My next random card draw brought me a Ted Chiang story. I had already started reading some of the stories in this collection, but started with the stories I had not picked for the Deal Me In Challenge. When I realised that my library had a reservation on Exhalation and I was not able to renew the book, I ended up reading/listening to (I had the audiobook) the rest of the stories … plus the remaining ones for the challenge. Yeah, the challenge is great, but a bit of a hassle where library loans are concerned. I should have thought of that. Still, at least I finally got introduced to Chiang’s work:
|♣︎ Ace||The Merchant and The Alchemist’s Gate||Ted Chiang||Exhalation|
|♣︎ King||Exhalation||Ted Chiang||Exhalation|
|♣︎ Queen||Omphalos||Ted Chiang||Exhalation|
|♣︎ Jack||The Great Silence||Ted Chiang||Exhalation|
I have been intrigued by Ted Chiang’s collection of short stories since Lillelara recommended them a few years ago (?). I’ve not read much speculative fiction but Exhalation sounded like a great way to broaden my horizon, and it was.
While I did not like all of the stories, and even DNF’d some of them because they just could not grab my interest all, I really enjoyed some of them. Luckily, three of the four stories I picked at random ended up being stories that I really enjoyed. The fourth was one I DNF’s. Sorry, not sorry.
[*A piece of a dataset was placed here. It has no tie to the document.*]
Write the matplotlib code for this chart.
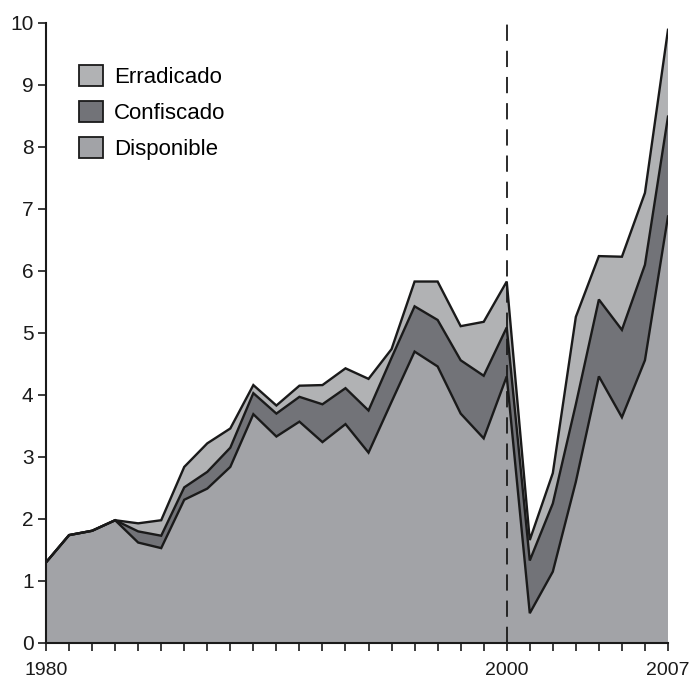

The Merchant and The Alchemist’s Gate – This was a great start to the collection and not at all what I expected. I went into the collection with the expectation of sci-fi / speculative fiction being quite different from a story that could have been at home in The Arabian Nights. This was a gentle but powerful story about faith and time-travel and the extent to which travelling back in time is able to change fate. It was a fabulous story.
Exhalation – I DNF’d this. I just could not get into this. There was too much technical detail and once the story turned to a mad scientist dissection his own brain, I was out. Whatever.
Omphalos – Loved it. Not only did I like that we get a different kind of scientist in this story – it features an archaeologist – but also that we see an empathetic discussion of science and faith, and the challenges that arise from making sense of either while also accepting the validity of the other. Highly recommended.
The Great Silence – Loved it. Told from the point of view of a parrot (a member of an endangered sub-species), the story discusses the possibility of life elsewhere in the universe, and how man’s search for it ignores the endangerment of intelligent species on Earth. It was a poignant story and I liked learning about the scientific background to the Great Silence as a term for the lack of discernible signals from space.